Find every line with "this" in it, then report how many there are and nothing more.

Supplied data:
━━━━━━
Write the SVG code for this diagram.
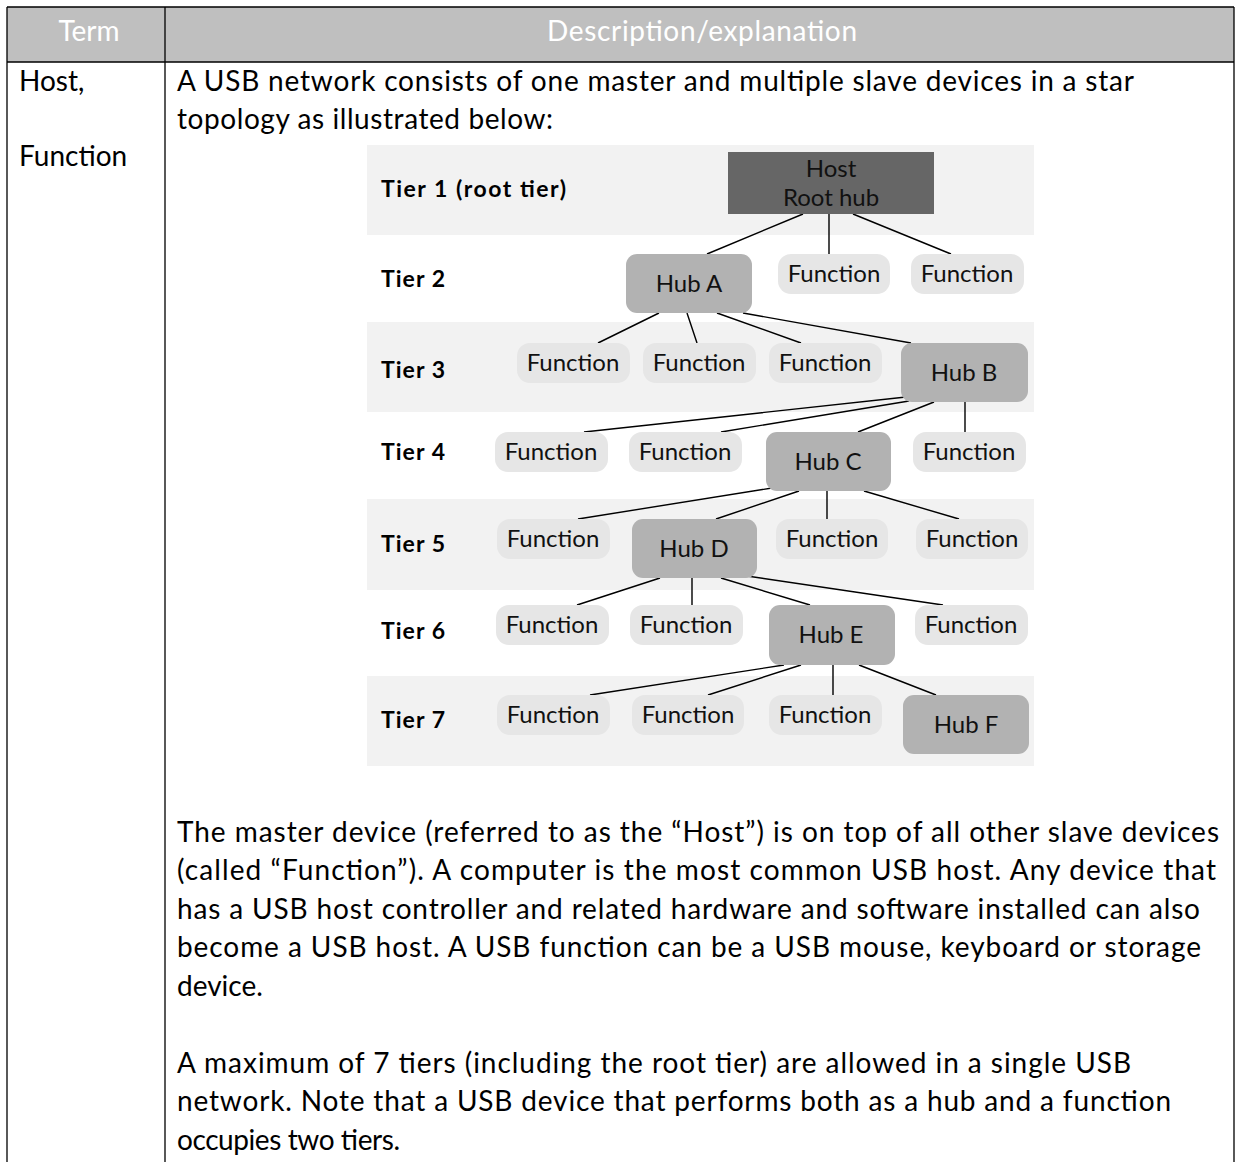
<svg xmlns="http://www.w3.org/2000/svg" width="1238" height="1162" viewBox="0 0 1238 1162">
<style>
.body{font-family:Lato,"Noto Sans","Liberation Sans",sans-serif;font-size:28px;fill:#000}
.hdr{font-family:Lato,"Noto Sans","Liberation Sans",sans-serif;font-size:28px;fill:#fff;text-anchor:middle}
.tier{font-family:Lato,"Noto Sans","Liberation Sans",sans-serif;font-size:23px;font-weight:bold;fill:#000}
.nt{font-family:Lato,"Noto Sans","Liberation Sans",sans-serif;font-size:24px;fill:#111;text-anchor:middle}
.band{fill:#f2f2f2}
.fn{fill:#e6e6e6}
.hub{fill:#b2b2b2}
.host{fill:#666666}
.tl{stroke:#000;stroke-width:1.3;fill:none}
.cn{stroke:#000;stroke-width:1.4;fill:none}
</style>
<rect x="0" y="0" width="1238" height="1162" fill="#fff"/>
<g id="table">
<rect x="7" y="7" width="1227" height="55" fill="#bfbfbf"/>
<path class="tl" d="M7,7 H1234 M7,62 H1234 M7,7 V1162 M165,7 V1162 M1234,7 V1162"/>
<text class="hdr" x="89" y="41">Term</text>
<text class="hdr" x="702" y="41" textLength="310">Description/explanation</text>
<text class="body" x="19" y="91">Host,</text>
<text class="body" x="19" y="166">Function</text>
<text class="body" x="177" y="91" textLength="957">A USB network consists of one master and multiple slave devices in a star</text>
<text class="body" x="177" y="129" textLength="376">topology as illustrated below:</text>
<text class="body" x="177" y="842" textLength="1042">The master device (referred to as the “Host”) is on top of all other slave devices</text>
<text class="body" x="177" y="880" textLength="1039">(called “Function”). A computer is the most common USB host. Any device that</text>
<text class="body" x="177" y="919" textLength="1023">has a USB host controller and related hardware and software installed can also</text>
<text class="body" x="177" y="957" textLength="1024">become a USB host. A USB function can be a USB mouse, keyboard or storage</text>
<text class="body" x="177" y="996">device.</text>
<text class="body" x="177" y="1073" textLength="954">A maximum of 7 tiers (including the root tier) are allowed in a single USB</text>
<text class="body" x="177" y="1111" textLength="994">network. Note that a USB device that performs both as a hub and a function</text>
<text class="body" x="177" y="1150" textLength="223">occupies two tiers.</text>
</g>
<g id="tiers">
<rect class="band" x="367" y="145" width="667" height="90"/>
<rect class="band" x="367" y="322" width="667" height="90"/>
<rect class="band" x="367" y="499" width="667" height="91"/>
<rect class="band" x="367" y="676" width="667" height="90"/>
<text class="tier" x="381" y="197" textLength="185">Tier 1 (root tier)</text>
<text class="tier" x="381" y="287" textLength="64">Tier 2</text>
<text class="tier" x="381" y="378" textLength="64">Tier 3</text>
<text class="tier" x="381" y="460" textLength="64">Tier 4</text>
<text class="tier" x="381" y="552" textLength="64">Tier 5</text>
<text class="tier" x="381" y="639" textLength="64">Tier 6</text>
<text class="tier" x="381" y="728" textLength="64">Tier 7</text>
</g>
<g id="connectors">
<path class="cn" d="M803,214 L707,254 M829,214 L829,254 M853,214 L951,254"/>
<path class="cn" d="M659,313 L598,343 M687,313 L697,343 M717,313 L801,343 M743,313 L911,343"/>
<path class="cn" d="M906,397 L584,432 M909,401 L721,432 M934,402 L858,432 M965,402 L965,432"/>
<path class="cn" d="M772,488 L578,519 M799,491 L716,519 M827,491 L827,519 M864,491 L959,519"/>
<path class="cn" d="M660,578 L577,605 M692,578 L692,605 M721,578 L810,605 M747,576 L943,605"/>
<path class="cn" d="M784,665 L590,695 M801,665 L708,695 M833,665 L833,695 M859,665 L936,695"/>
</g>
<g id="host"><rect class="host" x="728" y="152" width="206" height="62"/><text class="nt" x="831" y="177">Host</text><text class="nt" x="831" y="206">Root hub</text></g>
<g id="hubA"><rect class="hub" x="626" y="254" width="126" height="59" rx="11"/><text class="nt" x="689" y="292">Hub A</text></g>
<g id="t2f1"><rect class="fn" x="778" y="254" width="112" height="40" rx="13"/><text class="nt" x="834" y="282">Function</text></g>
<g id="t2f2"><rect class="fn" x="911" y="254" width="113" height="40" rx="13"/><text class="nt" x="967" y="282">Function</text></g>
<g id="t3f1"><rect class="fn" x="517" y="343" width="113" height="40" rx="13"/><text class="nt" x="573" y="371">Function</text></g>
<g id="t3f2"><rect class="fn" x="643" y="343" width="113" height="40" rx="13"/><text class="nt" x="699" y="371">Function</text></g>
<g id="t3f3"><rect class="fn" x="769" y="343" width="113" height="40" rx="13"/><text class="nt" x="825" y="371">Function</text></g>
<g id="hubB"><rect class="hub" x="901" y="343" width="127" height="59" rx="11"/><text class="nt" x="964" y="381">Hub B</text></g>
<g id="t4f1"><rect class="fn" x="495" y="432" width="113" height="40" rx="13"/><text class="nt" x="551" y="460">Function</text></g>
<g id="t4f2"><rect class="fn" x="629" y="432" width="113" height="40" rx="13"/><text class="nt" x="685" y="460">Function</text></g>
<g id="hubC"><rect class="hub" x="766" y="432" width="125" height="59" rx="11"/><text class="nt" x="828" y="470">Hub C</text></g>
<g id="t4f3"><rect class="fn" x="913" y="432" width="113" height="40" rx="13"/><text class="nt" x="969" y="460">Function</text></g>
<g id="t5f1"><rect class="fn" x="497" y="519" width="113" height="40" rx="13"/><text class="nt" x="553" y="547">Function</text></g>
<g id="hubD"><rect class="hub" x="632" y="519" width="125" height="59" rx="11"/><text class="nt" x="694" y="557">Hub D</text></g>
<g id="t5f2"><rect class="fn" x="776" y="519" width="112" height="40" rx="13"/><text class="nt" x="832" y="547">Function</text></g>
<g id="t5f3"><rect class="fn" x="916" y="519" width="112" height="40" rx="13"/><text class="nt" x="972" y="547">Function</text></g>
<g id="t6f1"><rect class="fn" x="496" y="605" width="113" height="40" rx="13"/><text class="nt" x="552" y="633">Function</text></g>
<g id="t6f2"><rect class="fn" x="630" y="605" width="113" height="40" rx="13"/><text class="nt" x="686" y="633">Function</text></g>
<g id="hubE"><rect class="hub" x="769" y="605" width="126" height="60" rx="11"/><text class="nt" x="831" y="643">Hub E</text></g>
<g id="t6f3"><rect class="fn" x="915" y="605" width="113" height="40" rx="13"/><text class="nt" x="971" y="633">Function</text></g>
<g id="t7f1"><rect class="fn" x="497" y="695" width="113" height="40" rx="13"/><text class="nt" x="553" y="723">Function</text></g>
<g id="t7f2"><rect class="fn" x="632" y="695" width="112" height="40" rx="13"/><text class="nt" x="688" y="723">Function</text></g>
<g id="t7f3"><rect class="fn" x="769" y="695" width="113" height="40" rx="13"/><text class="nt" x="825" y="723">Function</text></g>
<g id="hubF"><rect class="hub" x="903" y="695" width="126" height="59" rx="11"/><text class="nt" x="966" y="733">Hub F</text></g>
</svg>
━━━━━━
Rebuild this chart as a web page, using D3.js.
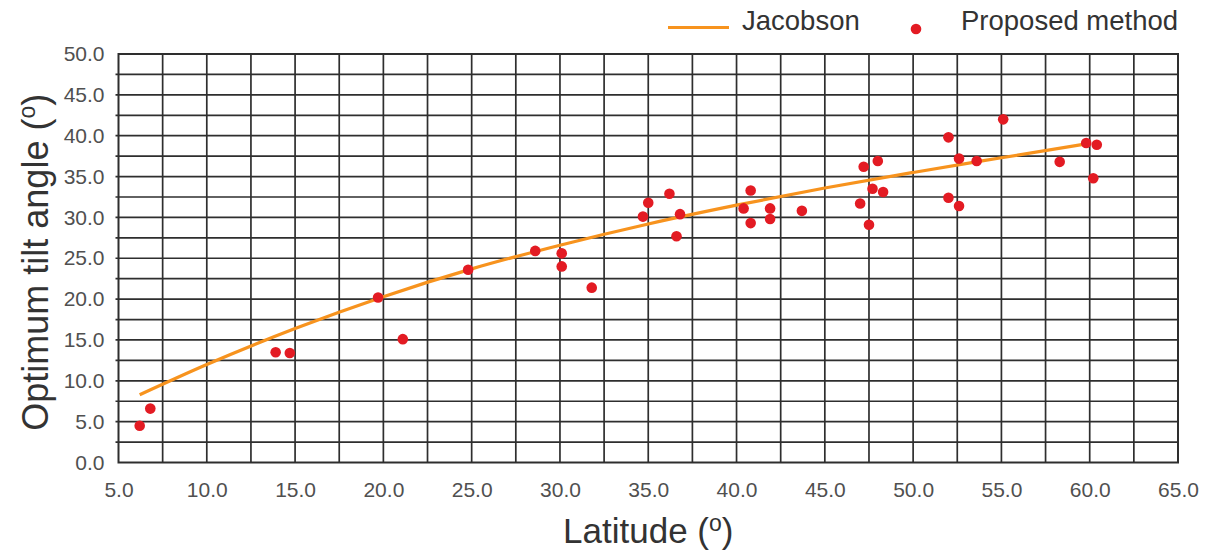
━━━━━━
Complete response:
2